Designed to track the Indxx US Infrastructure Development Index, the fund holds a basket of companies involved in the maintenance and development of infrastructure projects, including those involved in construction & engineering; the production of materials and composites; the transportation of those materials; and the distribution of heavy machinery.
In 2013, the American Society of Civil Engineers (ASCE) released its quadrennial "Infrastructure Report Card" which gave the US a D+ rating. The cost identified to repair and modernise the nation's infrastructure is estimated to eclipse USD10 trillion by 2040, half of which is currently unfunded.
PAVE invests primarily in companies involved in the construction and development aspects of infrastructure. This differs from some existing infrastructure funds that primarily hold the owners and operators of infrastructure, like utility and energy companies.
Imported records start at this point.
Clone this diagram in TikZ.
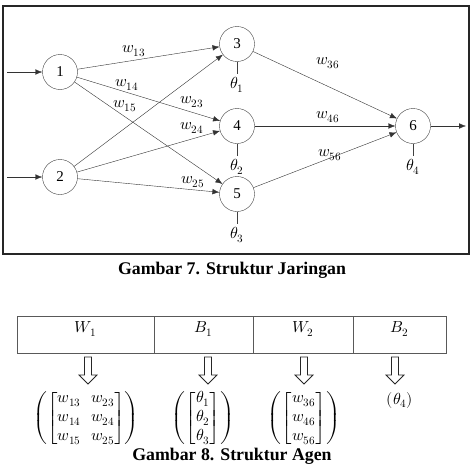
\documentclass[tikz,border=0pt]{standalone}
\usepackage{amsmath}
\usepackage{fontspec}
\usepackage{unicode-math}
\setmainfont{Liberation Serif}
\setmathfont{Latin Modern Math}
\usetikzlibrary{arrows.meta, positioning}
\tikzset{%
	every unit/.style={
		circle,
		draw=black!75,
		minimum size=35pt,
		inner sep=0pt,
		font=\fontsize{15}{17}\selectfont
	},
	wlabel/.style={
		inner sep=0pt,
		font=\fontsize{16}{18}\selectfont
	},
	conn/.style={
		draw=black!80,
		-{Latex[length=7pt,width=5.5pt]}
	},
	biasline/.style={draw=black!75},
	cell/.style={
		draw=black!65,
		rectangle,
		outer sep=0pt,
		inner sep=0pt,
		minimum height=37pt,
		text height=11pt,
		text depth=15pt,
		font=\fontsize{16}{18}\selectfont
	},
	hollowarrow/.pic={
		\draw[black!85, thick, line join=miter]
			(-3.5,0) -- (3.5,0) -- (3.5,18) -- (9,18) -- (0,27)
			-- (-9,18) -- (-3.5,18) -- cycle;
	},
	vector/.style={
		inner sep=0pt,
		font=\fontsize{16}{19}\selectfont
	},
	caption/.style={
		inner sep=0pt,
		font=\bfseries\fontsize{17.8}{20}\selectfont
	},
}
\begin{document}
\begin{tikzpicture}[x=1pt, y=-1pt]
	\useasboundingbox (0,0) rectangle (471,471);
	\draw[black!85, line width=1.4pt] (3,6) rectangle (469,254);
	
	\node[every unit] (n1) at (60,72) {1};
	\node[every unit] (n2) at (60,177) {2};
	\node[every unit] (n3) at (237,44) {3};
	\node[every unit] (n4) at (237,126) {4};
	\node[every unit] (n5) at (237,194) {5};
	\node[every unit] (n6) at (413,126) {6};
	
	\coordinate (in1) at (7,72);
	\coordinate (in2) at (7,177);
	\coordinate (out) at (466,126);
	\draw[conn] (in1) -- (n1);
	\draw[conn] (in2) -- (n2);
	\draw[conn] (n6) -- (out);
	
	\foreach \a in {1,2}
		\foreach \b in {3,4,5}
			\draw[conn] (n\a) -- (n\b);
	\foreach \b in {3,4,5}
		\draw[conn] (n\b) -- (n6);
	
	\node[wlabel] (l13) at (134,51) {$w_{13}$};
	\node[wlabel] (l14) at (127,85) {$w_{14}$};
	\node[wlabel] (l15) at (125,106) {$w_{15}$};
	\node[wlabel] (l23) at (192,102) {$w_{23}$};
	\node[wlabel] (l24) at (192,128) {$w_{24}$};
	\node[wlabel] (l25) at (193,182) {$w_{25}$};
	\node[wlabel] (l36) at (328,63) {$w_{36}$};
	\node[wlabel] (l46) at (328,117) {$w_{46}$};
	\node[wlabel] (l56) at (330,155) {$w_{56}$};
	
	\draw[biasline] (n3.south) -- ++(0,12) coordinate (b3);
	\draw[biasline] (n4.south) -- ++(0,12) coordinate (b4);
	\draw[biasline] (n5.south) -- ++(0,12) coordinate (b5);
	\draw[biasline] (n6.south) -- ++(0,12) coordinate (b6);
	\node[wlabel, below=3pt of b3] (t1) {$\theta_1$};
	\node[wlabel, below=3pt of b4] (t2) {$\theta_2$};
	\node[wlabel, below=3pt of b5] (t3) {$\theta_3$};
	\node[wlabel, below=3pt of b6] (t4) {$\theta_4$};
	
	\node[caption] (cap7) at (232,270) {Gambar 7. Struktur Jaringan};
	
	\node[cell, minimum width=137pt, anchor=north west] (cW1) at (17,316) {$W_1$};
	\node[cell, minimum width=99pt, right=0pt of cW1] (cB1) {$B_1$};
	\node[cell, minimum width=100pt, right=0pt of cB1] (cW2) {$W_2$};
	\node[cell, minimum width=93pt, right=0pt of cW2] (cB2) {$B_2$};
	
	\pic (aW1) at (88,357) {hollowarrow};
	\pic (aB1) at (208,357) {hollowarrow};
	\pic (aW2) at (304,357) {hollowarrow};
	\pic (aB2) at (395,357) {hollowarrow};
	
	\node[vector] (vW1) at (86,418) {$\left(\begin{bmatrix} w_{13} & w_{23}\\ w_{14} & w_{24}\\ w_{15} & w_{25}\end{bmatrix}\right)$};
	\node[vector] (vB1) at (203,418) {$\left(\begin{bmatrix} \theta_1\\ \theta_2\\ \theta_3\end{bmatrix}\right)$};
	\node[vector] (vW2) at (304,418) {$\left(\begin{bmatrix} w_{36}\\ w_{46}\\ w_{56}\end{bmatrix}\right)$};
	\node[vector] (vB2) at (400,400) {$(\theta_4)$};
	
	\node[caption] (cap8) at (232,456) {Gambar 8. Struktur Agen};
\end{tikzpicture}
\end{document}
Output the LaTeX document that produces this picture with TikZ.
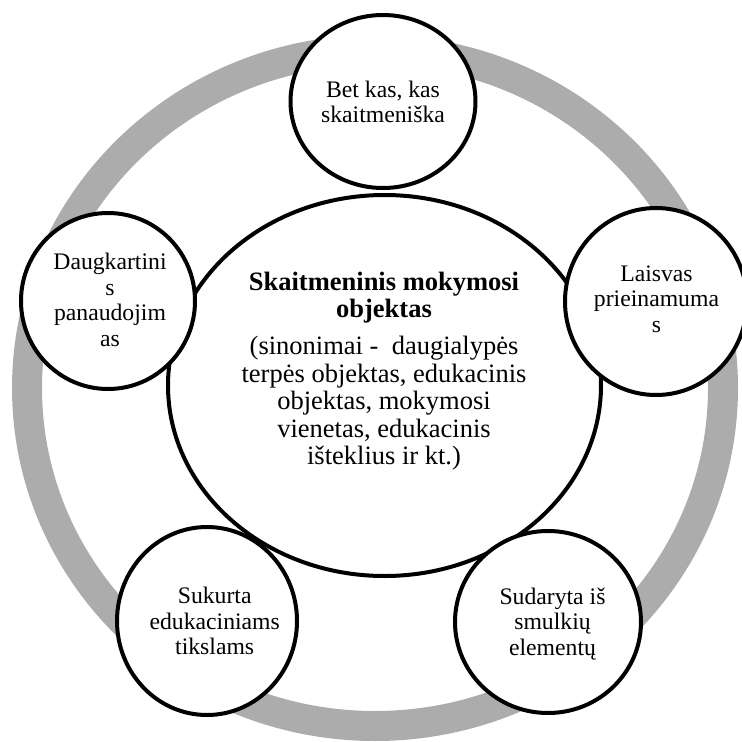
\documentclass[tikz,border=0pt]{standalone}
\usepackage{fontspec}
\setmainfont{Liberation Serif}
\usetikzlibrary{shapes.geometric}
\definecolor{ringgray}{RGB}{172,172,172}
\begin{document}
\begin{tikzpicture}[x=1pt,y=-1pt,
  bubble/.style={ellipse, draw=black, line width=4pt, fill=white, inner sep=0pt},
  smalltext/.style={align=center, inner sep=0pt, font=\fontsize{23.7}{25.5}\selectfont},
  titletext/.style={align=center, inner sep=0pt, font=\bfseries\fontsize{26.5}{26.7}\selectfont},
  bodytext/.style={align=center, inner sep=0pt, font=\fontsize{26.5}{27.5}\selectfont}]
\useasboundingbox (0,0) rectangle (742,742);

% outer grey ring
\draw[ringgray, line width=30pt] (375,388) ellipse [x radius=348pt, y radius=338pt];

% central object
\node[bubble, minimum width=433pt, minimum height=381pt] (core) at (384.5,385.5) {};

% five property bubbles
\node[bubble, minimum width=185pt, minimum height=173pt] (top)   at (383,101.5) {};
\node[bubble, minimum width=174pt, minimum height=176pt] (left)  at (108,301)   {};
\node[bubble, minimum width=182pt, minimum height=187pt] (right) at (656,301.5) {};
\node[bubble, minimum width=180pt, minimum height=188pt] (botl)  at (207,621)   {};
\node[bubble, minimum width=186pt, minimum height=182pt] (botr)  at (548,622)   {};

% labels
\node[titletext] (coretitle) at (384,297.3) {Skaitmeninis mokymosi\\objektas};
\node[bodytext]  (corebody)  at (384,403.2) {(sinonimai - \ daugialypės\\terpės objektas, edukacinis\\objektas, mokymosi\\vienetas, edukacinis\\išteklius ir kt.)};
\node[smalltext] (toptext)   at (383,102)   {Bet kas, kas\\skaitmeniška};
\node[smalltext] (lefttext)  at (110,299.9) {Daugkartini\\s\\panaudojim\\as};
\node[smalltext] (righttext) at (656.5,299.2) {Laisvas\\prieinamuma\\s};
\node[smalltext] (botltext)  at (214.7,621.2) {Sukurta\\edukaciniams\\tikslams};
\node[smalltext] (botrtext)  at (552.5,623.6) {Sudaryta iš\\smulkių\\elementų};
\end{tikzpicture}
\end{document}
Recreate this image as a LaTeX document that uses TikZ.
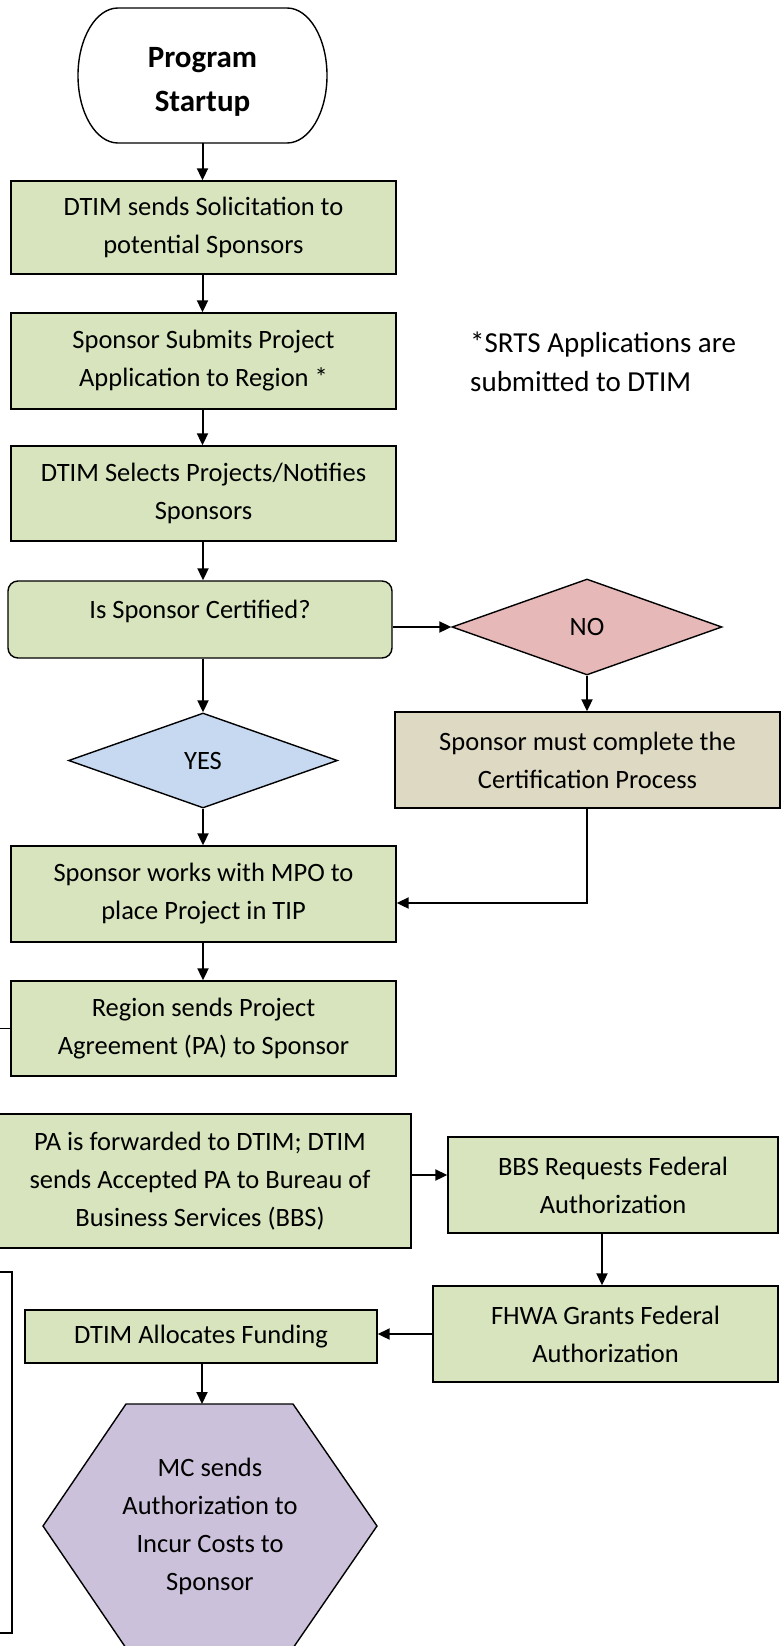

"In the past few years, we've seen the national discourse coming to a bipartisan agreement that the United States needs to heavily invest in rebuilding our national infrastructure. Many strategies, however, are focused on providing exposure to existing infrastructure assets, rather than the companies that should be heavily relied upon to maintain, update, and build new infrastructure projects," says Jay Jacobs, director of research at Global X. "Our focus has always been on bringing products to market that offer investors access to untapped market segments, and PAVE is a continuation of this goal."
PAVE provides exposure to companies that can potentially benefit from both the USD5 trillion in currently funded projects, as well as those that could benefit from additional stimulus. The companies held in PAVE can potentially benefit from private and public spending; from both development of new projects and general upkeep; and over the course of multiyear-long projects.